Vin Scully, from yesterday's telecast:
No score, James Loney will start it off.Last night, in the ninth inning, following a walk to Casey Blake, James hit one into the crowd atop the wall in deep right center field, his twelfth home run of the year. All twelve on the road, tying people like Jose Cruz, Eddie Yost, Sam Mele. All twelve on the road.
Kenny Keltner, who played third base for the Cleveland Indians, Kenny Keltner had thirteen home runs one year, all on the road. That was in 1939. And I'm pretty sure Kenny Keltner's name is always attached to Joe DiMaggio.
Tell you why in a moment, as Loney checks in, Penny ready and delivers, and he drops a breaking ball inside, ball one.
I'm pretty sure when Joe D. had his fifty-six-game hitting streak stopped, it was against Cleveland, and in one or two of the at-bats, Kenny Keltner took base hits away. Two of 'em.
The one-oh pitch on the way is outside, ball two.
What's funny is to talk to a modern player. Last night I was saying to Loney all about the fact that he has tied Cruz, Yost, Mele, next one Keltner. He looked at me as if I was talking a foreign language.
Here's the two-oh pitch on the way, James takes off the plate, ball three.
However, I also remember the look on a young black baseball player who had no idea about Jackie Robinson. So after that I figured okay, school's not in. It's out for a long time.
6 comments:
Knowing who Jackie Robinson was and what his life meant is required of all Dodger Fans.
No exceptions.
My kids know who he was and have read about him. They were not allowed to go to Dodger Stadium until they could tell me who he was, where he played minor league ball, who he played for in the Negro Leagues, where he went to college, what sports he played there, and the year he died.
My son hopes to go to a game before he's 20.
Seriously, they do know who he was and why we should know him, and why we are proud to be Dodger fans.

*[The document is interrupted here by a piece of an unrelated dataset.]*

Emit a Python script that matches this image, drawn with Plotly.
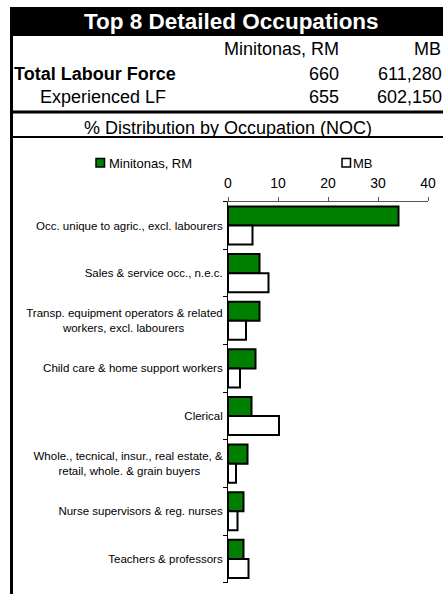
import plotly.graph_objects as go

# ---- data ----
categories = [
    "Occ. unique to agric., excl. labourers",
    "Sales & service occ., n.e.c.",
    "Transp. equipment operators & related<br>workers, excl. labourers",
    "Child care & home support workers",
    "Clerical",
    "Whole., tecnical, insur., real estate, &<br>retail, whole. & grain buyers",
    "Nurse supervisors & reg. nurses",
    "Teachers & professors",
]
minitonas_pct = [34.1, 6.3, 6.3, 5.5, 4.7, 3.9, 3.1, 3.1]
mb_pct = [4.9, 8.1, 3.6, 2.4, 10.2, 1.6, 1.9, 4.1]

series_names = ["Minitonas, RM", "MB"]
total_labour_force = ["660", "611,280"]
experienced_lf = ["655", "602,150"]
x_ticks = [0, 10, 20, 30, 40]

# second-line padding (non-breaking spaces) so two-line labels look centred
label_pad = {2: 12, 5: 7}

W, H = 443, 594
FONT = "Liberation Sans, Arial, sans-serif"


def px(x):
    return x / W


def py(y):
    return 1 - y / H


tick_text = []
for i, c in enumerate(categories):
    if "<br>" in c and i in label_pad:
        a, b = c.split("<br>")
        c = a + "<br>" + b + "\u00a0" * label_pad[i]
    tick_text.append(c)

fig = go.Figure()
fig.add_trace(go.Bar(
    x=minitonas_pct, y=categories, orientation="h", name=series_names[0],
    marker=dict(color="#008000", line=dict(color="black", width=2)),
    showlegend=False,
))
fig.add_trace(go.Bar(
    x=mb_pct, y=categories, orientation="h", name=series_names[1],
    marker=dict(color="white", line=dict(color="black", width=2)),
    showlegend=False,
))

shapes = []
annotations = []

# title band
shapes.append(dict(type="rect", xref="paper", yref="paper",
                   x0=px(10), x1=px(460), y0=py(36), y1=py(7),
                   fillcolor="black", line=dict(width=0), layer="below"))
annotations.append(dict(text="<b>Top 8 Detailed Occupations</b>", xref="paper", yref="paper",
                        x=px(231), y=py(21.5), xanchor="center", yanchor="middle",
                        showarrow=False, font=dict(size=22.5, color="white", family=FONT)))
# header row
annotations.append(dict(text=series_names[0], xref="paper", yref="paper",
                        x=px(341), y=py(49), xanchor="right", yanchor="middle",
                        showarrow=False, font=dict(size=18, color="black", family=FONT)))
annotations.append(dict(text=series_names[1], xref="paper", yref="paper",
                        x=px(443), y=py(49), xanchor="right", yanchor="middle",
                        showarrow=False, font=dict(size=18, color="black", family=FONT)))
# labour force rows
annotations.append(dict(text="<b>Total Labour Force</b>", xref="paper", yref="paper",
                        x=px(12), y=py(74), xanchor="left", yanchor="middle",
                        showarrow=False, font=dict(size=18, color="black", family=FONT)))
annotations.append(dict(text="Experienced LF", xref="paper", yref="paper",
                        x=px(38), y=py(97), xanchor="left", yanchor="middle",
                        showarrow=False, font=dict(size=18, color="black", family=FONT)))
for row_vals, yy in [(total_labour_force, 74), (experienced_lf, 97)]:
    annotations.append(dict(text=row_vals[0], xref="paper", yref="paper",
                            x=px(341), y=py(yy), xanchor="right", yanchor="middle",
                            showarrow=False, font=dict(size=18, color="black", family=FONT)))
    annotations.append(dict(text=row_vals[1], xref="paper", yref="paper",
                            x=px(444), y=py(yy), xanchor="right", yanchor="middle",
                            showarrow=False, font=dict(size=18, color="black", family=FONT)))
# rules
shapes.append(dict(type="line", xref="paper", yref="paper",
                   x0=px(10), x1=px(460), y0=py(112), y1=py(112),
                   line=dict(color="black", width=3)))
annotations.append(dict(text="% Distribution by Occupation (NOC)", xref="paper", yref="paper",
                        x=px(228), y=py(128), xanchor="center", yanchor="middle",
                        showarrow=False, font=dict(size=18, color="black", family=FONT)))
shapes.append(dict(type="line", xref="paper", yref="paper",
                   x0=px(10), x1=px(460), y0=py(137), y1=py(137),
                   line=dict(color="black", width=2)))
# left border
shapes.append(dict(type="line", xref="paper", yref="paper",
                   x0=px(11.5), x1=px(11.5), y0=py(36), y1=py(600),
                   line=dict(color="black", width=3)))

# custom legend
leg = [("#008000", 96, 107, series_names[0]), ("white", 342, 351, series_names[1])]
for col, sx, tx, name in leg:
    shapes.append(dict(type="rect", xref="paper", yref="paper",
                       x0=px(sx), x1=px(sx + 8.5), y0=py(167), y1=py(158.5),
                       fillcolor=col, line=dict(color="black", width=1.5)))
    annotations.append(dict(text=name, xref="paper", yref="paper",
                            x=px(tx), y=py(163), xanchor="left", yanchor="middle",
                            showarrow=False, font=dict(size=13, color="black", family=FONT)))

fig.update_layout(
    width=W, height=H,
    margin=dict(l=0, r=0, t=0, b=0, autoexpand=False),
    paper_bgcolor="white", plot_bgcolor="white",
    font=dict(family=FONT, color="black"),
    barmode="group", bargap=0.2, bargroupgap=0,
    shapes=shapes, annotations=annotations,
    xaxis=dict(domain=[px(228), px(428)], range=[0, 40], side="top",
               tickvals=x_ticks, ticks="outside", ticklen=4, tickcolor="#555",
               ticklabelstandoff=3,
               showline=True, linecolor="#555", linewidth=1,
               showgrid=False, zeroline=False,
               tickfont=dict(size=14, color="black", family=FONT)),
    yaxis=dict(domain=[py(582.7), py(201.7)], type="category", autorange="reversed",
               tickvals=categories, ticktext=tick_text,
               ticks="outside", ticklen=4, tickson="boundaries", tickcolor="black",
               ticklabelstandoff=2,
               showline=True, linecolor="black", linewidth=1,
               showgrid=False, zeroline=False,
               tickfont=dict(size=11.5, color="black", family=FONT)),
)

fig.write_html(
    "out.html",
    config={"displayModeBar": False},
    post_script="document.body.style.margin='0';document.body.style.overflow='hidden';",
)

Any and every young ball player, black, white, whatever, must know of him.
And, yes, I do know he was a BRUIN!
Ballplayers have no time to worry about the guys who played before them; they're worrying about beating everyone else on the pyramid ahead of them to the major leagues, and once they arrive there, about beating back the waves of talent designing to take their jobs away. I just can't get too excited when guys who are busting their nuts to do everything they can to help their teams win aren't conversant with a subject that isn't immediately applicable to that task.
Ballplayers also have about 4 months of down time each year.
In other news: RIP Jim Carroll.
Another person who died, died.
Sax, Orel - do you guys remember in high school or maybe shortly thereafter we were playing a self-invented trivia game, and the answer to a question was Jackie Robinson, and one of our other friends playing answered "Smokey Robinson"?
That memory sticks with me. If you guys don't remember it but are curious who it was, let me know (he was not one of the Sons).
This is why it is great what baseball has begun doing with regard to honoring Jackie every year. Baseball has often been behind the times on social issues, but the last few years they have been making up for lost time by annually honoring Jackie's legacy, educating players and fans about him and other pioneers, ramping up the RBI program, etc.
Vin's point underscores the continuing need for this, albeit in a really head-shaking context.
There is a difference between knowing someone whole robbed base hits from Joe D and knowing Jackie Robinson or even Roberto Clemente.
Like in history class, you don't learn about the guys who rowed Washington's boat, you learn about Washington.